É talvez por causa de sua educação pietista (Atenção!!! Pietismo, isto é, Movimento religioso nascido na Igreja Luterana alemã no século XVII) que Friedrich Engels mostrou um interesse bem maior que Marx para os fenômenos religiosos e seu papel histórico – compartilhando, é claro, as opções decididamente materialistas e ateias de seu amigo. Sua principal contribuição à sociologia marxista das religiões é sem dúvida sua análise da relação entre as representações religiosas e as classes sociais. O cristianismo, por exemplo, não aparece mais em seus escritos (como em Feuerbach) como essência a-histórica, mas como uma forma cultural (“ideológica”) que se transforma ao longo da história e como um espaço simbólico, jogo de forças sociais antagônicas.

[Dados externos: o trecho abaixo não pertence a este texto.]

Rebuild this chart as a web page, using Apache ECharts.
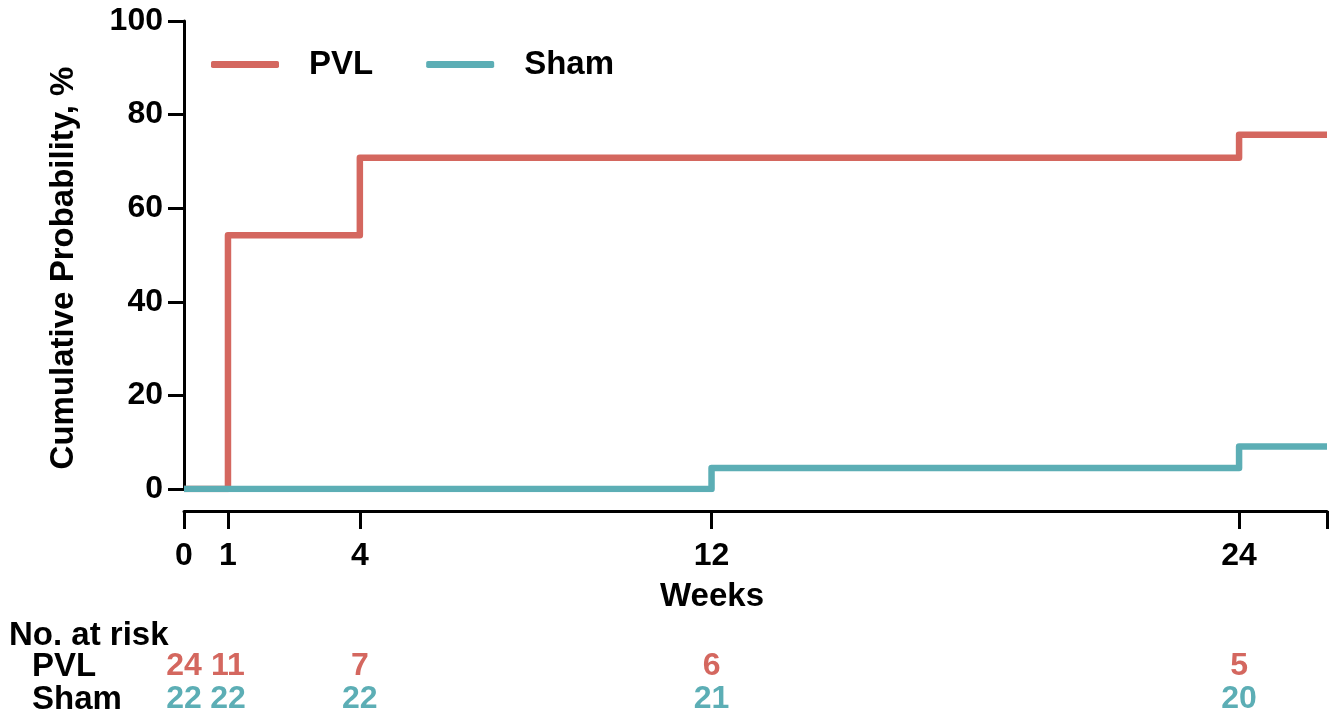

Graças ao seu método fundado na luta de classes, Engels compreendeu – contrariamente aos filósofos das Luzes – que o conflito entre materialismo e religião não se identifica sempre com aquele entre revolução e reação. Permanecendo materialista, ateu e adversário irreconciliável da religião, Engels compreendia, como Marx, a dualidade da natureza deste fenômeno: seu papel na legitimação da ordem estabelecida, assim como, em circunstâncias sociais adequadas, seu papel crítico, contestatório e até mesmo revolucionário. Mais ainda, é este segundo aspecto que se encontra no centro da maior parte de seus estudos concretos. Com efeito, ele se debruçou inicialmente sobre o cristianismo primitivo, religião dos pobres, excluídos, condenados, perseguidos e oprimidos. Os primeiros cristãos eram originários das últimas fileiras da sociedade: escravos, libertos privados de seus direitos e pequenos camponeses submersos em dívidas. Engels foi até o ponto de estabelecer um paralelo surpreendente entre o cristianismo primitivo e o socialismo moderno. A diferença essencial entre os dois movimentos residia no fato de que os cristãos primitivos depositavam a libertação no além enquanto que o socialismo a colocava neste mundo.

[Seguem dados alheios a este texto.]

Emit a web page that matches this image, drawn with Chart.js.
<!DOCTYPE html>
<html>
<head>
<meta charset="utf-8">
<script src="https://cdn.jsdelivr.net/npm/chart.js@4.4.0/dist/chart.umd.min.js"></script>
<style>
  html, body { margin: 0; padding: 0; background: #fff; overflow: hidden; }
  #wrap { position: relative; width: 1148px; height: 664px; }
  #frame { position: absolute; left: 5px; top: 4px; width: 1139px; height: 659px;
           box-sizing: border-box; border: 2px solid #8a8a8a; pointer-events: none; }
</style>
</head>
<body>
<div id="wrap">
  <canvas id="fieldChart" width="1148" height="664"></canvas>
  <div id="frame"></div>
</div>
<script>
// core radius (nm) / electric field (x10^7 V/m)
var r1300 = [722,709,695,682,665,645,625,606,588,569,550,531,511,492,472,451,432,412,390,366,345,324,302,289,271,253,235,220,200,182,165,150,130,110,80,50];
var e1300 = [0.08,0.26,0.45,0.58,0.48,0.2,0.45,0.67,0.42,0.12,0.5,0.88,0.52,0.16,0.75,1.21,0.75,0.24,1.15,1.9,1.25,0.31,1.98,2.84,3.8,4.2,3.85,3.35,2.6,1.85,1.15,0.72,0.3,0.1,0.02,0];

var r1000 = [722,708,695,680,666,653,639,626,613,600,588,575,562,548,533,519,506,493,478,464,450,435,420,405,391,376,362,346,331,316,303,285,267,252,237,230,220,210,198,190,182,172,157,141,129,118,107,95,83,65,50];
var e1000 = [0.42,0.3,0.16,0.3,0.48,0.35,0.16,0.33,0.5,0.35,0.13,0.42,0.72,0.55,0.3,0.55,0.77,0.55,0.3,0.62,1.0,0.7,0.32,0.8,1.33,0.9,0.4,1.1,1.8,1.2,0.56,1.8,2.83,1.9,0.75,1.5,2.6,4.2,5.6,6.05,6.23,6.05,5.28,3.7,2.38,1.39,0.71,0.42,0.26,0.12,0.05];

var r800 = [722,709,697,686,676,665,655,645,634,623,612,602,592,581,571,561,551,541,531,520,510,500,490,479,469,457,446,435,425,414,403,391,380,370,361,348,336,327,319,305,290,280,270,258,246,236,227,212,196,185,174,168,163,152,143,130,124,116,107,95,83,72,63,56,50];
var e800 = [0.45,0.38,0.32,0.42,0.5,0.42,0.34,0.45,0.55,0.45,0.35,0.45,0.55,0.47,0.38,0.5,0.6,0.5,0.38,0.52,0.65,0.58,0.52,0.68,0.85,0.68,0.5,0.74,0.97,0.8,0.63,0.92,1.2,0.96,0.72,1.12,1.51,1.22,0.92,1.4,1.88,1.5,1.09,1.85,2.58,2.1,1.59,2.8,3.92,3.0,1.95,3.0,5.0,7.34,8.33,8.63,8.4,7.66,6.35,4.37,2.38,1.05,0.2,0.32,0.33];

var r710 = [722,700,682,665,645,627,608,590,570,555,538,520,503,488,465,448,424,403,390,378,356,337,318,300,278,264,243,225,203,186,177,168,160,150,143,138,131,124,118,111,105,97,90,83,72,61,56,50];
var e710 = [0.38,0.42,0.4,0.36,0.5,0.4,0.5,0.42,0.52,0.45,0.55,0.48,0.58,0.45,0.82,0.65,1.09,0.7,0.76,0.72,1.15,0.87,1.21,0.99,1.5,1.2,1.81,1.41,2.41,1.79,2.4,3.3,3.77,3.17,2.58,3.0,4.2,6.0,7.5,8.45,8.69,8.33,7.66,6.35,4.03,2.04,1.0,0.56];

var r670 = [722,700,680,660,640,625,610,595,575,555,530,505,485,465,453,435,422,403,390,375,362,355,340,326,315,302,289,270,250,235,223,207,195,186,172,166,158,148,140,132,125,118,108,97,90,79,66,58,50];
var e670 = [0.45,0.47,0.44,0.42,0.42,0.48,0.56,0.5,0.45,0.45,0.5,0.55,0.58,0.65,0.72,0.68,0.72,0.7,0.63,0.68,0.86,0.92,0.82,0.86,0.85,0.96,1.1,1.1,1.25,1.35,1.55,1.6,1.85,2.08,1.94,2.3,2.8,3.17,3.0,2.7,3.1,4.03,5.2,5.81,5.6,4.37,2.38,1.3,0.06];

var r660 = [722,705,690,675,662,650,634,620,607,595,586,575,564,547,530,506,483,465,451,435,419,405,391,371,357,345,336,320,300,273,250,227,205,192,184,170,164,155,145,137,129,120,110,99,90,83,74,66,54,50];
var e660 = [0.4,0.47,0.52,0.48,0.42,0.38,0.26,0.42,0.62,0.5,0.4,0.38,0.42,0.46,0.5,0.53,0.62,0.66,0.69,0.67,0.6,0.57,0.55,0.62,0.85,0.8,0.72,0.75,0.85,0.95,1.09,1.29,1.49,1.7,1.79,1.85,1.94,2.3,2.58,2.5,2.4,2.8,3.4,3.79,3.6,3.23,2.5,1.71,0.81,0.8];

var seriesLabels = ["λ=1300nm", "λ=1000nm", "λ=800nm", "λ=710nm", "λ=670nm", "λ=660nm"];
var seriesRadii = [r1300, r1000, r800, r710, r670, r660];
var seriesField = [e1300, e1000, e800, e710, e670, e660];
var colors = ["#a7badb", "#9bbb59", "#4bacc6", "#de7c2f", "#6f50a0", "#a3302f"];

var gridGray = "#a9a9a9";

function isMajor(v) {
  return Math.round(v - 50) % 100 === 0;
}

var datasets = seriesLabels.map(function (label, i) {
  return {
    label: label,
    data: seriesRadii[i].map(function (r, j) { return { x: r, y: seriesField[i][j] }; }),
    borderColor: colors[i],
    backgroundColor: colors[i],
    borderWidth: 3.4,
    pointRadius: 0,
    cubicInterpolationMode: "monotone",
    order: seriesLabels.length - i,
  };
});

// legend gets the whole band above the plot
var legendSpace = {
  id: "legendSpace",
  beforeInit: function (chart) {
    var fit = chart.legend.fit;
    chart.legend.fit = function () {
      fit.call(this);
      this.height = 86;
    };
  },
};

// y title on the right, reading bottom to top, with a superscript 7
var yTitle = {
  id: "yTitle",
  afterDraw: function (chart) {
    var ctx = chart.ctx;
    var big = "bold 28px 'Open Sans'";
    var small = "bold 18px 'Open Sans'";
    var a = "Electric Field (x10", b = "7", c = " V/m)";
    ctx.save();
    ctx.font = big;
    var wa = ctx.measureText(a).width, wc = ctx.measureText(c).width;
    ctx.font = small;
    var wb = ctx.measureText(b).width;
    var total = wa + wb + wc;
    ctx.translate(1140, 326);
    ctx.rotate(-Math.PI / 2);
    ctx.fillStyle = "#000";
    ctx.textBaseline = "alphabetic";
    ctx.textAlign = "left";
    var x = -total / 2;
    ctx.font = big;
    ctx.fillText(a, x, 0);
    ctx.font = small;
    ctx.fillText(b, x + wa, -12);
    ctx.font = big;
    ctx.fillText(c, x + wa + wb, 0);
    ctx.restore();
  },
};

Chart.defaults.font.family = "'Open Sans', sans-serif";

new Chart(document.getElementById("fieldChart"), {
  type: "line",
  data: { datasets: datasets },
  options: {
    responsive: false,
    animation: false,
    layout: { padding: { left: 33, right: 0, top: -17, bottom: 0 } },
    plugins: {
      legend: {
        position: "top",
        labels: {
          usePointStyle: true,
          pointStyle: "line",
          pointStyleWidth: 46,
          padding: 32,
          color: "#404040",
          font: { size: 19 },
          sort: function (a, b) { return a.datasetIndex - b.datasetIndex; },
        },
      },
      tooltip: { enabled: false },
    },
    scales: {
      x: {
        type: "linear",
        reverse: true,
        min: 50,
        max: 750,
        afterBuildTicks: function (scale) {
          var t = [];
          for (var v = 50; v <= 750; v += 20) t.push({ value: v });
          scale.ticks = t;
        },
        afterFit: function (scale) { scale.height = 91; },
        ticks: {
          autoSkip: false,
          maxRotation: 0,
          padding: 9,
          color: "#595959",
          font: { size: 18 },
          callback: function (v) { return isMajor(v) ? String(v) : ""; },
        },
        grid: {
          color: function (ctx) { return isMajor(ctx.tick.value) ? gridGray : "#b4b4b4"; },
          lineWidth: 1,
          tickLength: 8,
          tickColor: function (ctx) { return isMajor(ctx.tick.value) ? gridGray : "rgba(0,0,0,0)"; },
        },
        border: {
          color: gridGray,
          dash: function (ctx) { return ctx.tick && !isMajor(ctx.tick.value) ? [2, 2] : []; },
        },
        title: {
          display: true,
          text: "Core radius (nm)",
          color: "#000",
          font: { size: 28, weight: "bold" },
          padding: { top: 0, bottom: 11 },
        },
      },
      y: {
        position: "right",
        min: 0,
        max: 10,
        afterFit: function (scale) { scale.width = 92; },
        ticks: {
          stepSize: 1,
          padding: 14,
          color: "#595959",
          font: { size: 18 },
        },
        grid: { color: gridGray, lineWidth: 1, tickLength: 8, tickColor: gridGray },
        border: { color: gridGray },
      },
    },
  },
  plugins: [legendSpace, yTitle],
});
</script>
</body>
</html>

Saltemos no Tempo, para a década de 1970.
Algumas alas da Igreja Católica no Brasil deletaram aqueles princípios do Cristianismo focando-se nos interesses das classes dominantes, Fora o suficiente para que, em 1977, a esperteza do “Bispo” Edir Macedo percebesse a carência “espiritual” dos “cristãos perseguidos e oprimidos”, originários das últimas fileiras da sociedade brasileira. E mais, que a liturgia da “Santa Missa” se assentava a um perfeito show business televisivo. Assim o auditório da TV Tupi, Canal 6, do Rio de Janeiro prestou-se como cenário ideal ao “Cassino do Evangélico”, ou “Domingão do Pastor”, sob o comando do bispo televangelista, onde as dezenas de sacolinhas de rústica lona transfiguraram-se em poderosos gazofilácios, pilares para a construção de nababescos templos, como o de Salvador, com dez pavimentos, confortáveis auditórios televisivos com capacidade para 5.000 adeptos evangélicos, testemunhas oculares e auditivas do caiçara baiano que eufórico, segurando o carnê de pagamento das Lojas Bahia, jurava que aquela dívida fora paga e salva por Jesus (acaso seria Jesus, o português da padaria da esquina, a caridosa alma salvadora?).

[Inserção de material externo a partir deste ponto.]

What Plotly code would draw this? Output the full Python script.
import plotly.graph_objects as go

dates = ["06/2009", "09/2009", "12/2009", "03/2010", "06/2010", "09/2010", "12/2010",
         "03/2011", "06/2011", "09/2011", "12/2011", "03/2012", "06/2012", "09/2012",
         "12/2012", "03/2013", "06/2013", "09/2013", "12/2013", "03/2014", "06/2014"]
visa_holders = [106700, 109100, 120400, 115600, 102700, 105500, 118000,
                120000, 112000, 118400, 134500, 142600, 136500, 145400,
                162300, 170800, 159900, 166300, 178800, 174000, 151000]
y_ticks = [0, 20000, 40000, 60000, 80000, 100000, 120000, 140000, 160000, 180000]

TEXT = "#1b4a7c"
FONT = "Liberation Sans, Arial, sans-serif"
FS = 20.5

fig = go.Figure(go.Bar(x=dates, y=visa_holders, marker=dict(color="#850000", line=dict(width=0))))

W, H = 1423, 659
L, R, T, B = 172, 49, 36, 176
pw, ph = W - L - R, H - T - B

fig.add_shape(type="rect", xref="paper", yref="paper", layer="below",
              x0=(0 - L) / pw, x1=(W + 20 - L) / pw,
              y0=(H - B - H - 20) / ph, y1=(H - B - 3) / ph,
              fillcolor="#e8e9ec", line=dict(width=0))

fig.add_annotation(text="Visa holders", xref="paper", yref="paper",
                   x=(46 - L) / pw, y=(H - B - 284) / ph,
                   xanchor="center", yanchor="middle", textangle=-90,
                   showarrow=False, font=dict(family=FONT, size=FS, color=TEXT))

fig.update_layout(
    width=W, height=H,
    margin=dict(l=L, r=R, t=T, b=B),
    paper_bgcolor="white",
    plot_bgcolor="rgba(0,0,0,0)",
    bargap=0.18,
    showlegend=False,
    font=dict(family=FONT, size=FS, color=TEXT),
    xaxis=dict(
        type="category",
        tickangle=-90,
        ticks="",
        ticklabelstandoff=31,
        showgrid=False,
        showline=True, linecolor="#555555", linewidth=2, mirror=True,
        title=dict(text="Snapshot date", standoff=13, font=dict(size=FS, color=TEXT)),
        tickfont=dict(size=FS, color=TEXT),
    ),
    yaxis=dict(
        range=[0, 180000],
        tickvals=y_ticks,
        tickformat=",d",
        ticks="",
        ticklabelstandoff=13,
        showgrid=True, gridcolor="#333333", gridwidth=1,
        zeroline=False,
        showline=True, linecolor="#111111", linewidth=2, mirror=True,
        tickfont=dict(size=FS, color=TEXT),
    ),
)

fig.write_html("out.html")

Nada surpreende o que ocorre entre os pustulentos gabinetes do Congresso Nacional, o Ministério da Educação, e os pastores das igrejas evangélicas e neopentecostais. Décimo Júnio Juvenal, poeta e retórico romano, autor das Sátiras, sequer necessitou saber daquelas instituições para decretar o “panem et circenses” – pão e circo – tupi-guarani onde eles pediam trigo no Fórum (Congresso) e espetáculos gratuitos no circo (igrejas), ou seja, aqueles que se contentam com comida e diversão grátis, sem questionarem o desempenho dos governantes, que dessa forma garantem o apoio da população.
Sem pretender ser repetitivo, Leonel Brizola há muito previra o aparelhamento do estado por grupos evangélicos e a ascensão ao poder alertando: ” Se os evangélicos entrarem na política, o Brasil irá para o fundo do poço. O país retrocederá vergonhosamente e matarão em nome de Deus.”